- [The exercise] Pictures excluded, return the lines below from the first through the line holding "ax = fig.add_axes([0.1006, 0.1416, 0.875, 0.8082])".
** START OF Supplied data **
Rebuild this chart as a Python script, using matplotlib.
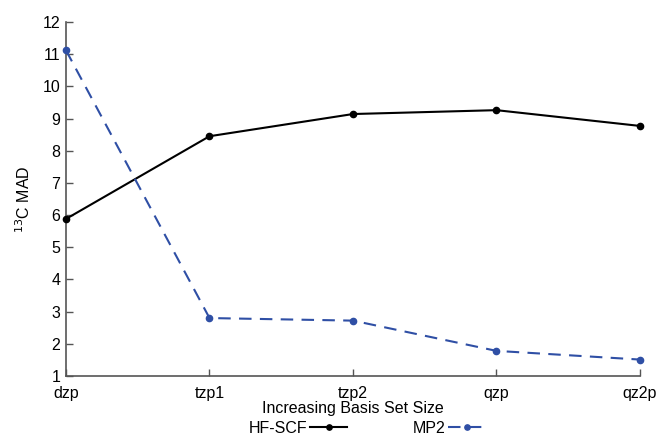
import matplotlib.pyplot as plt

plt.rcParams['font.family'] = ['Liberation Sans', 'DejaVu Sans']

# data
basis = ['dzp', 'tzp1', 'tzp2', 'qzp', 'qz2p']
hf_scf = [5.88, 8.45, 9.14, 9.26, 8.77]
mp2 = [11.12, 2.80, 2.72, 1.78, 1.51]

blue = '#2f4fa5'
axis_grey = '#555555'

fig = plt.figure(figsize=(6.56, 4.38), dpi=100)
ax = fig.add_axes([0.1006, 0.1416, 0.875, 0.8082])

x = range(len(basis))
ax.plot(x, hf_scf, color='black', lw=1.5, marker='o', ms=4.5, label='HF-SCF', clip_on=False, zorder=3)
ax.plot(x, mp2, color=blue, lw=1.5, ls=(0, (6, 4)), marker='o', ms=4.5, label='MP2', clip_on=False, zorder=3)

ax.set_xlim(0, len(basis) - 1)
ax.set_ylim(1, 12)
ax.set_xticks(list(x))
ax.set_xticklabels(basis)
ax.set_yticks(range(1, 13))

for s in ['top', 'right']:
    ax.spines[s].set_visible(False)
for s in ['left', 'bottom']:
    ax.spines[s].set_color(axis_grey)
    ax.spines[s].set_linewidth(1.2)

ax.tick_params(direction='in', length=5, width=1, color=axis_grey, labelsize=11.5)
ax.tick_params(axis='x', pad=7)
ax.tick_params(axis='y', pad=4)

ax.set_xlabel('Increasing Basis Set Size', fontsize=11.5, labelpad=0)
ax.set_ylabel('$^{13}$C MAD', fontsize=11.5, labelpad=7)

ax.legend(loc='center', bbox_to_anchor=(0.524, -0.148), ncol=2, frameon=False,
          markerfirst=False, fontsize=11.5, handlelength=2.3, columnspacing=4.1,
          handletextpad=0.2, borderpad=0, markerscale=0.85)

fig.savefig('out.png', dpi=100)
** END OF Supplied data **
- [Correct result]
Rebuild this chart as a Python script, using matplotlib.
import matplotlib.pyplot as plt

plt.rcParams['font.family'] = ['Liberation Sans', 'DejaVu Sans']

# data
basis = ['dzp', 'tzp1', 'tzp2', 'qzp', 'qz2p']
hf_scf = [5.88, 8.45, 9.14, 9.26, 8.77]
mp2 = [11.12, 2.80, 2.72, 1.78, 1.51]

blue = '#2f4fa5'
axis_grey = '#555555'

fig = plt.figure(figsize=(6.56, 4.38), dpi=100)
ax = fig.add_axes([0.1006, 0.1416, 0.875, 0.8082])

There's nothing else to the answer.